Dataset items
--- --- ---
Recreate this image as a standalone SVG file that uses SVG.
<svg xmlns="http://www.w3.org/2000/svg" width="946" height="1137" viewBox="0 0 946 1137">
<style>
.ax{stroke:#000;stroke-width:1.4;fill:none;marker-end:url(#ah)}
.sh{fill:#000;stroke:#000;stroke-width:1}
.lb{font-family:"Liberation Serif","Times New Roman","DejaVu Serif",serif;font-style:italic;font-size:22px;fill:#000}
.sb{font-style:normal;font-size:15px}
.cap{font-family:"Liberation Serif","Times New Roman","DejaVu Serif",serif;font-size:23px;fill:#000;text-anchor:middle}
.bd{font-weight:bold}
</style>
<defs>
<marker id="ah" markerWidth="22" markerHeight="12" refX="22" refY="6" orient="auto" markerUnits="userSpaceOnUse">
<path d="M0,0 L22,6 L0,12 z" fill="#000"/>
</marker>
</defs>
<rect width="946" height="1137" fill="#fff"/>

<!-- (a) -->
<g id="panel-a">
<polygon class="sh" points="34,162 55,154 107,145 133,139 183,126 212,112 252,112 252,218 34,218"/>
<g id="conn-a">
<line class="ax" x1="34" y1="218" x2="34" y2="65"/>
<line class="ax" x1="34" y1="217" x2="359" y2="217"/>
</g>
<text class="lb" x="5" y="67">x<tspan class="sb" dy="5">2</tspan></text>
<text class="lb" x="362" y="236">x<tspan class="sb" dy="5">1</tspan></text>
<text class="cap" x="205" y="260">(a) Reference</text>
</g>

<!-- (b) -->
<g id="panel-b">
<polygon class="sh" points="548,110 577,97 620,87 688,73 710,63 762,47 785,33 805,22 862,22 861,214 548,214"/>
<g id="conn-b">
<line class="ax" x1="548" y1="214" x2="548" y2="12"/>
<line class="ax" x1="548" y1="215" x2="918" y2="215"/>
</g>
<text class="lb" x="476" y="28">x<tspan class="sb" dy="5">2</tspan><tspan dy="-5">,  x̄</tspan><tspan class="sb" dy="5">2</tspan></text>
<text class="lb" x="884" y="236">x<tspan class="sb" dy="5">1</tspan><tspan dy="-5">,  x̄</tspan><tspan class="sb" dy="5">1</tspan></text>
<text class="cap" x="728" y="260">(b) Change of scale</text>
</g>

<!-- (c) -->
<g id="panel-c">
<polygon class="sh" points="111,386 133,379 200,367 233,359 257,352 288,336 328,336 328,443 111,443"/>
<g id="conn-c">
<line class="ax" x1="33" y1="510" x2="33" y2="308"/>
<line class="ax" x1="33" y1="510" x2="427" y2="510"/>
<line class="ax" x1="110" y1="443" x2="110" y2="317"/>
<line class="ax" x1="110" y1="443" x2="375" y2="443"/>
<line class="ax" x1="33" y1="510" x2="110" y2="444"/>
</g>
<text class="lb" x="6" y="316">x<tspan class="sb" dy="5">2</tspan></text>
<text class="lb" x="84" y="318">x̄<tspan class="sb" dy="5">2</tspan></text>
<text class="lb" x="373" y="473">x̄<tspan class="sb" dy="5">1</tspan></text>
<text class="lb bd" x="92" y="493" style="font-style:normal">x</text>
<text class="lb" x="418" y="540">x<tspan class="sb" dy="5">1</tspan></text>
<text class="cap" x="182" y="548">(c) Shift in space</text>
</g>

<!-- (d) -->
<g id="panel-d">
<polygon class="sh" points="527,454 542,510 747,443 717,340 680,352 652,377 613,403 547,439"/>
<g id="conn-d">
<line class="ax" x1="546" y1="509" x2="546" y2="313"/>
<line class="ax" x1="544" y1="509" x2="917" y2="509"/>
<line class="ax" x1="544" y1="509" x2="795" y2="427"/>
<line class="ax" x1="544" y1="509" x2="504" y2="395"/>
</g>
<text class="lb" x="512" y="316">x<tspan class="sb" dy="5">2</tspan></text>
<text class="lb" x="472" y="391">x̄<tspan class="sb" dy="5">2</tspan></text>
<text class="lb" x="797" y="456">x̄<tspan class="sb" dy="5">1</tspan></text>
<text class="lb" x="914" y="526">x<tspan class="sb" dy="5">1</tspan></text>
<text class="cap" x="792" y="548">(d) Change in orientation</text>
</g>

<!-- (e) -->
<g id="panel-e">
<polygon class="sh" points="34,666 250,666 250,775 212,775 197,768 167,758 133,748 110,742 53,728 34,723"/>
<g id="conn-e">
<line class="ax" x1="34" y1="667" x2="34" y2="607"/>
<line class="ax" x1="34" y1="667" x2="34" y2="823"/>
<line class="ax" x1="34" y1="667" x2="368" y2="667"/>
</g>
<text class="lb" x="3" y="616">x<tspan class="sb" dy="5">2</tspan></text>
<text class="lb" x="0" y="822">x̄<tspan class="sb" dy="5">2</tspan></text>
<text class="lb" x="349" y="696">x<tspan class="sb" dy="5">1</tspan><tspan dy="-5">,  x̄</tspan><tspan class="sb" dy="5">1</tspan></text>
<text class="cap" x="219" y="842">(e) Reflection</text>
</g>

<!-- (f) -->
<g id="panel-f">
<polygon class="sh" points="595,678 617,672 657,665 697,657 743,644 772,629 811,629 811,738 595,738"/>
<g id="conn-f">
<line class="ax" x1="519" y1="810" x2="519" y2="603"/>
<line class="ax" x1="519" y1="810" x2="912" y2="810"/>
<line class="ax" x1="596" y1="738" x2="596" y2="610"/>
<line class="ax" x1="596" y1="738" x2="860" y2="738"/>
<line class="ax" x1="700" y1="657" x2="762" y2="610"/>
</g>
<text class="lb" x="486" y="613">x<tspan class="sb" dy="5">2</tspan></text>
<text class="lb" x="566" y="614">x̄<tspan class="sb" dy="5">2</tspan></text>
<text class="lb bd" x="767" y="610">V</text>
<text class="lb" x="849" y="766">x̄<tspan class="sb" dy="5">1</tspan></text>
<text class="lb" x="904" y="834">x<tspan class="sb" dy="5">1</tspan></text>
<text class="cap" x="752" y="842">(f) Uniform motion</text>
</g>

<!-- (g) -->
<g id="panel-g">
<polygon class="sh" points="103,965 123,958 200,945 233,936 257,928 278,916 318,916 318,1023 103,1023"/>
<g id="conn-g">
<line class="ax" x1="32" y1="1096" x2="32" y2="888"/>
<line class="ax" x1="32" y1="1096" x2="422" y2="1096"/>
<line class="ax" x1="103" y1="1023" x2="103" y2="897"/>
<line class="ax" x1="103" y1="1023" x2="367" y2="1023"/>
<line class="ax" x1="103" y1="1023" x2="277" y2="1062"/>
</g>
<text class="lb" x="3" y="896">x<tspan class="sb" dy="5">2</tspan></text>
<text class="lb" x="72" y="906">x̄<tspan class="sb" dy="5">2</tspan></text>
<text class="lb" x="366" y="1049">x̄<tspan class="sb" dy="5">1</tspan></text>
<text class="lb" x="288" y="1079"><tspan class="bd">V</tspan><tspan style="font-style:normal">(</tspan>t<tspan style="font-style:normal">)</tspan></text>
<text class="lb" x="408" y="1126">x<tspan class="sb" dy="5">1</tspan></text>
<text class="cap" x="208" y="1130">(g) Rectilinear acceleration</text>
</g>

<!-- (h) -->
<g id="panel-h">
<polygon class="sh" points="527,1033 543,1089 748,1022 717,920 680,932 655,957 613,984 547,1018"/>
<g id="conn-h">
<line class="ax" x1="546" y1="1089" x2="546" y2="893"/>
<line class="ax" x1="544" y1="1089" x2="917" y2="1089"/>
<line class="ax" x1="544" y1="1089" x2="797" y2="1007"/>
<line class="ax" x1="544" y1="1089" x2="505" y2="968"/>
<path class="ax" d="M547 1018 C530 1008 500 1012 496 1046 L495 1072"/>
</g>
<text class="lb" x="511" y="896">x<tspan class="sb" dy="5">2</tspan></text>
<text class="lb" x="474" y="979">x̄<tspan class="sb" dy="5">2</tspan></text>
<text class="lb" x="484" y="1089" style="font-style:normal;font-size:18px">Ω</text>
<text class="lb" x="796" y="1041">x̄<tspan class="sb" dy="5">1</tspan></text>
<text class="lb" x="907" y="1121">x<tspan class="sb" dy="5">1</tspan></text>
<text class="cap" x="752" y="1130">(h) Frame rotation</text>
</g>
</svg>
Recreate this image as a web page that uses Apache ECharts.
--- --- ---
YOUR TASK » From the listing above, pick out every line containing "that".

REPLY »
Recreate this image as a standalone SVG file that uses SVG.
Recreate this image as a web page that uses Apache ECharts.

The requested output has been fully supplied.